Nell’ultima storia, quella che mi sembra la più dolorosa, siamo ancora, in altro modo, in quell’ambiente universitario. Il protagonista, Piero, è un ricercatore precario con una storia di depressione. Si è trasferito da Bologna a Milano, forse anche per scappare dalla madre e dai fantasmi familiari.
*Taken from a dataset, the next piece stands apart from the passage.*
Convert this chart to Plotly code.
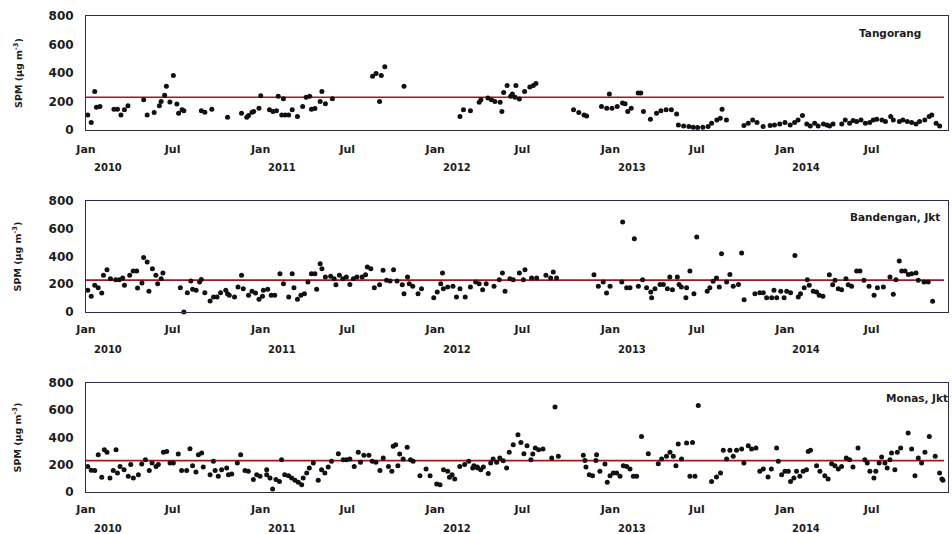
import pandas as pd
import plotly.graph_objects as go

# ---------------- data (x = years elapsed since 1 Jan 2010, y = SPM in µg m-3) ----------------
tang_t = [0.01,0.03,0.05,0.06,0.08,0.16,0.18,0.20,0.22,0.24,0.33,0.35,0.39,0.42,0.43,0.45,0.46,0.48,0.50,0.52,
          0.53,0.55,0.56,0.66,0.68,0.72,0.81,0.89,0.92,0.93,0.95,0.96,0.99,1.00,1.05,1.07,1.09,1.10,1.12,1.13,
          1.14,1.16,1.18,1.21,1.24,1.26,1.28,1.29,1.31,1.34,1.35,1.37,1.41,1.64,1.66,1.68,1.69,1.71,1.82,2.14,
          2.16,2.20,2.25,2.26,2.30,2.32,2.34,2.37,2.38,2.39,2.41,2.43,2.44,2.455,2.46,2.48,2.51,2.54,2.56,2.575,
          2.79,2.82,2.85,2.865,2.95,2.98,2.995,3.01,3.04,3.07,3.085,3.10,3.12,3.16,3.175,3.19,3.23,3.265,3.29,3.32,
          3.35,3.38,3.39,3.42,3.45,3.475,3.50,3.53,3.56,3.58,3.61,3.63,3.64,3.665,3.765,3.79,3.815,3.84,3.875,3.915,
          3.94,3.97,4.00,4.03,4.055,4.075,4.10,4.125,4.145,4.17,4.19,4.22,4.24,4.255,4.275,4.325,4.345,4.37,4.39,4.41,
          4.435,4.46,4.485,4.505,4.525,4.555,4.575,4.605,4.62,4.655,4.675,4.70,4.725,4.75,4.77,4.80,4.825,4.84,4.865,4.885]
tang_v = [106,52,271,160,165,146,146,106,142,170,212,106,123,170,200,243,307,196,382,182,
          118,142,135,135,125,146,90,118,90,101,125,130,153,241,142,130,135,236,106,219,
          106,106,142,94,165,229,236,146,151,200,271,184,219,378,397,200,382,444,307,94,
          142,135,194,212,224,212,200,194,130,264,312,236,252,229,312,217,271,302,312,326,
          142,123,106,99,165,153,252,153,165,189,184,130,153,260,260,130,76,118,135,142,
          142,113,35,28,24,19,17,19,24,47,71,83,146,71,31,47,71,52,24,31,
          35,42,52,35,52,71,101,42,28,47,28,42,35,28,42,42,71,47,66,59,
          71,47,52,71,76,71,59,94,71,59,71,59,52,42,59,71,94,106,47,28]

band_t = [0.01,0.03,0.05,0.07,0.09,0.10,0.12,0.14,0.17,0.19,0.21,0.22,0.25,0.27,0.29,0.295,0.32,0.33,0.35,0.36,
          0.38,0.40,0.41,0.43,0.44,0.54,0.56,0.58,0.60,0.61,0.63,0.65,0.66,0.68,0.71,0.73,0.75,0.77,0.80,0.81,
          0.82,0.85,0.87,0.89,0.90,0.93,0.95,0.97,0.99,1.01,1.015,1.04,1.06,1.08,1.11,1.13,1.16,1.18,1.19,1.21,
          1.23,1.25,1.27,1.29,1.31,1.32,1.34,1.35,1.37,1.40,1.42,1.43,1.45,1.47,1.49,1.51,1.53,1.55,1.58,1.60,
          1.61,1.63,1.65,1.68,1.70,1.72,1.74,1.76,1.78,1.81,1.82,1.84,1.85,1.87,1.90,1.92,1.99,2.01,2.03,2.04,
          2.045,2.07,2.10,2.12,2.14,2.17,2.20,2.23,2.25,2.27,2.29,2.335,2.365,2.383,2.398,2.426,2.445,2.48,2.503,2.512,
          2.55,2.579,2.632,2.659,2.674,2.693,2.907,2.932,2.96,2.979,2.999,3.066,3.071,3.094,3.113,3.138,3.161,3.185,3.208,3.232,
          3.237,3.256,3.285,3.304,3.327,3.341,3.356,3.384,3.394,3.407,3.433,3.437,3.456,3.479,3.495,3.555,3.57,3.589,3.608,3.624,
          3.637,3.666,3.685,3.704,3.734,3.752,3.766,3.828,3.856,3.876,3.895,3.924,3.937,3.953,3.976,3.995,4.01,4.032,4.057,4.076,
          4.089,4.11,4.128,4.139,4.162,4.181,4.196,4.217,4.254,4.273,4.286,4.305,4.324,4.349,4.362,4.381,4.41,4.429,4.452,4.481,
          4.51,4.529,4.563,4.601,4.62,4.635,4.654,4.668,4.687,4.706,4.725,4.75,4.763,4.796,4.82,4.845]
band_v = [156,113,192,175,137,264,305,240,233,233,245,192,264,295,295,173,209,392,360,149,
          312,264,204,240,281,175,0,139,223,163,156,216,235,139,79,108,108,139,156,132,
          120,108,180,264,168,120,149,137,91,113,156,163,120,120,276,204,108,276,175,91,
          120,132,216,276,276,163,348,312,252,257,240,197,264,240,252,199,240,252,252,269,
          324,312,175,197,300,228,223,305,223,197,132,252,204,185,132,168,103,144,204,281,
          168,180,185,108,168,108,180,216,204,161,204,185,233,281,149,240,233,281,233,305,
          245,245,264,245,288,245,269,185,216,137,185,216,648,175,175,528,185,233,175,144,
          103,168,199,199,168,252,161,252,199,180,103,175,295,132,540,149,175,221,245,180,
          420,216,271,185,199,425,89,132,139,139,103,103,156,103,149,103,149,139,408,108,
          132,175,233,192,149,144,120,113,269,197,228,168,161,240,197,185,295,295,228,185,
          120,175,180,252,127,233,367,295,295,271,276,281,228,216,216,77]

monas_t = [0.01,0.03,0.05,0.07,0.09,0.105,0.12,0.137,0.156,0.172,0.18,0.195,0.218,0.242,0.256,0.271,0.30,0.319,0.34,0.362,
           0.378,0.401,0.414,0.443,0.462,0.481,0.50,0.528,0.547,0.576,0.595,0.61,0.629,0.643,0.662,0.671,0.71,0.729,0.739,0.757,
           0.776,0.805,0.815,0.834,0.866,0.885,0.91,0.929,0.958,0.977,0.996,1.034,1.034,1.053,1.068,1.087,1.107,1.119,1.137,1.159,
           1.177,1.196,1.215,1.234,1.243,1.263,1.278,1.301,1.329,1.348,1.367,1.386,1.405,1.444,1.472,1.491,1.51,1.535,1.558,1.571,
           1.59,1.619,1.638,1.659,1.682,1.701,1.731,1.75,1.758,1.772,1.785,1.795,1.815,1.838,1.857,1.872,1.911,1.946,1.969,2.007,
           2.026,2.046,2.07,2.08,2.095,2.11,2.139,2.167,2.19,2.213,2.242,2.22,2.239,2.259,2.274,2.302,2.316,2.33,2.35,2.368,
           2.388,2.407,2.422,2.445,2.472,2.489,2.506,2.524,2.546,2.557,2.571,2.59,2.615,2.665,2.684,2.703,2.846,2.855,2.861,2.88,
           2.899,2.918,2.922,2.941,2.97,2.983,2.999,3.018,3.037,3.056,3.075,3.094,3.113,3.132,3.151,3.179,3.218,3.275,3.294,3.322,
           3.342,3.361,3.376,3.389,3.408,3.437,3.456,3.471,3.485,3.504,3.58,3.608,3.631,3.647,3.666,3.685,3.704,3.723,3.752,3.765,
           3.79,3.809,3.834,3.856,3.876,3.903,3.922,3.952,3.962,3.981,4.0,4.019,4.032,4.051,4.066,4.085,4.104,4.123,4.133,4.146,
           4.181,4.2,4.228,4.247,4.267,4.286,4.305,4.324,4.351,4.37,4.389,4.418,4.457,4.471,4.486,4.509,4.52,4.539,4.553,4.572,
           4.585,4.601,4.61,4.629,4.643,4.662,4.705,4.725,4.744,4.763,4.782,4.801,4.826,4.86,4.885,4.898,4.904]
monas_v = [188,159,157,274,108,311,291,103,157,311,139,188,164,115,201,103,127,205,237,157,
           213,188,201,291,298,213,213,279,157,157,318,193,147,274,286,183,127,225,157,115,
           164,176,127,132,213,274,157,152,91,127,115,164,127,103,22,91,78,237,127,120,
           103,86,71,54,103,139,176,213,86,164,139,183,225,281,237,237,242,188,291,218,
           269,269,225,218,157,250,188,152,335,347,193,279,242,328,237,225,120,169,120,59,
           54,164,152,108,127,95,188,201,225,176,176,193,183,164,183,135,213,242,218,250,
           230,176,291,347,421,364,281,340,237,279,323,311,316,250,624,262,269,232,183,127,
           120,232,274,152,205,71,120,139,139,115,193,188,169,115,115,408,281,208,242,262,
           291,262,193,352,242,360,115,364,115,634,78,110,139,306,242,306,262,306,316,213,
           340,316,323,152,169,110,169,323,225,127,152,152,78,103,152,115,152,164,298,306,
           193,152,120,95,208,193,169,188,250,237,183,323,237,213,152,103,152,213,257,213,
           176,237,286,164,291,323,433,316,120,250,213,291,408,262,139,95,86]

stations = ["Tangorang", "Bandengan, Jkt", "Monas, Jkt"]
limit_value = 230
x_ticks = ["Jan", "Jul"] * 5
year_labels = ["2010", "2011", "2012", "2013", "2014"]
y_ticks = [0, 200, 400, 600, 800]

# ---------------- helpers ----------------
base = pd.Timestamp("2010-01-01")
def to_date(yrs):
    return [base + pd.to_timedelta(v * 365.25, unit="D") for v in yrs]

x_start, x_end, line_end = 0.0, 4.933, 4.91

series = [(tang_t, tang_v), (band_t, band_v), (monas_t, monas_v)]
domains = [(0.7605, 1.0), (0.3782, 0.6113), (0.0, 0.229)]
tick_dates = []
for yr in range(2010, 2015):
    tick_dates += [pd.Timestamp(f"{yr}-01-01"), pd.Timestamp(f"{yr}-07-01")]

FONT = "DejaVu Sans"
TXT = "#1c1c1c"
FRAME = "#2b2f4c"

fig = go.Figure()
layout = dict(
    width=952, height=534,
    margin=dict(l=86, r=4, t=16, b=42),
    plot_bgcolor="white", paper_bgcolor="white",
    showlegend=False,
    font=dict(family=FONT, color=TXT),
)
annotations = []
for i, ((t, v), name, dom) in enumerate(zip(series, stations, domains)):
    n = "" if i == 0 else str(i + 1)
    xa, ya = "x" + n, "y" + n
    fig.add_trace(go.Scatter(
        x=to_date([x_start, line_end]), y=[limit_value, limit_value],
        mode="lines", line=dict(color="#a3161c", width=1.6),
        xaxis=xa, yaxis=ya, hoverinfo="skip"))
    fig.add_trace(go.Scatter(
        x=to_date(t), y=v, mode="markers",
        marker=dict(color="#111111", size=5),
        cliponaxis=False, xaxis=xa, yaxis=ya))
    layout["xaxis" + n] = dict(
        domain=[0, 1], anchor=ya, range=to_date([x_start, x_end]),
        tickmode="array", tickvals=tick_dates, ticktext=x_ticks,
        ticks="", ticklabelstandoff=9 if i == 0 else 7,
        tickfont=dict(family=FONT, size=11, color=TXT, weight="bold"),
        showgrid=False, zeroline=False,
        showline=True, mirror=True, linecolor=FRAME, linewidth=1)
    layout["yaxis" + n] = dict(
        domain=list(dom), anchor=xa, range=[0, 800],
        tickmode="array", tickvals=y_ticks,
        ticks="", ticklabelstandoff=9,
        tickfont=dict(family=FONT, size=12, color=TXT, weight="bold"),
        showgrid=False, zeroline=False,
        showline=True, mirror=True, linecolor=FRAME, linewidth=1)
    # year labels
    ys = [-37, -38, -36][i]
    for yl in year_labels:
        annotations.append(dict(
            x=pd.Timestamp(f"{yl}-02-15"), xref=xa, y=0, yref=ya + " domain",
            yshift=ys, yanchor="middle", xanchor="center", showarrow=False,
            text=yl, font=dict(family=FONT, size=10, color=TXT, weight="bold")))
    # station label
    sx = [0.971, 0.993, 1.002][i]
    sy = [0.851, 0.856, 0.862][i]
    annotations.append(dict(
        x=sx, xref=xa + " domain", y=sy, yref=ya + " domain",
        xanchor="right", yanchor="middle", showarrow=False,
        text=name, font=dict(family=FONT, size=10.5, color=TXT, weight="bold")))
    # y title
    annotations.append(dict(
        x=-0.079, xref="paper", y=0.5, yref=ya + " domain",
        xanchor="center", yanchor="middle", showarrow=False, textangle=-90,
        text="SPM (µg m<sup>-3</sup>)",
        font=dict(family=FONT, size=9.5, color=TXT, weight="bold")))

layout["annotations"] = annotations
fig.update_layout(**layout)
fig.write_html("out.html")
Tornato a trovare la donna, ricomincia il ciclo dei ricatti materni e delle fughe filiali, che si scatenano in un vero e proprio atto di violenza finale, con la partenza improvvisa di Piero verso una meta ignota, casuale….

 

È letteralmente un corpo a corpo tra un figlio e una madre malata in cui viene fuori la storia dei rapporti trascorsi, la reciproca incapacità di sopportarsi nella durata che coincide con una sopportazione vischiosa, estrema.

 

In sintesi, cosa sono queste “tre parabole degli anni zero”?

 

Le storie di tre adolescenze prolungate, circondate da un mare nebbioso di irrealtà che si prosciuga solo attraverso il fallimento, il trauma. 

 

Come mai come scrittore alterni attività critica, poesia, narrativa?

 

È come una sorta di rotazione agricola naturale. Scrivo poesie quando ne sento la necessità, non cerco i versi. Con i racconti ingaggio quasi una lotta fisica: quando mi infesta una situazione o un personaggio, ho bisogno di fare tutta una tirata e di terminarli. Magari li lascio riposare dopo. Alla fine della scrittura mi sento come un attore che ha recitato in uno spettacolo lunghissimo. L’attività critica la metto sullo stesso piano delle altre: un critico (ammesso che io lo sia) è uno scrittore che, magari momentaneamente, descrive la realtà attraverso i libri. 

 

Ma tu riesci a vivere di letteratura?

 

Nell’ultimo decennio abbastanza, tra libri, editoria scolastica, testi su commissione e collaborazioni a giornali (“Il foglio”, il Domenicale del “Sole 24 Ore”, per anni il “Corriere di Bologna” ndr). Da qualche mese sono anche direttore tecnico della Università della terza età e del tempo libero Primo Levi, qui a Bologna. Mi piace l’ambiente, è ricco di stimoli, bello: le persone si iscrivono ai corsi perché ne hanno voglia, non c’è nessun secondo fine scolastico o astolfobordighista. Si viene per conoscere e discutere, cose che ormai si fanno poco. Il clima comunitario ricorda a volte quello di certe serate alla Bottega dell’Elefante, l’associazione fondata da Bollini al Pratello e poi purtroppo chiusa da qualche anno.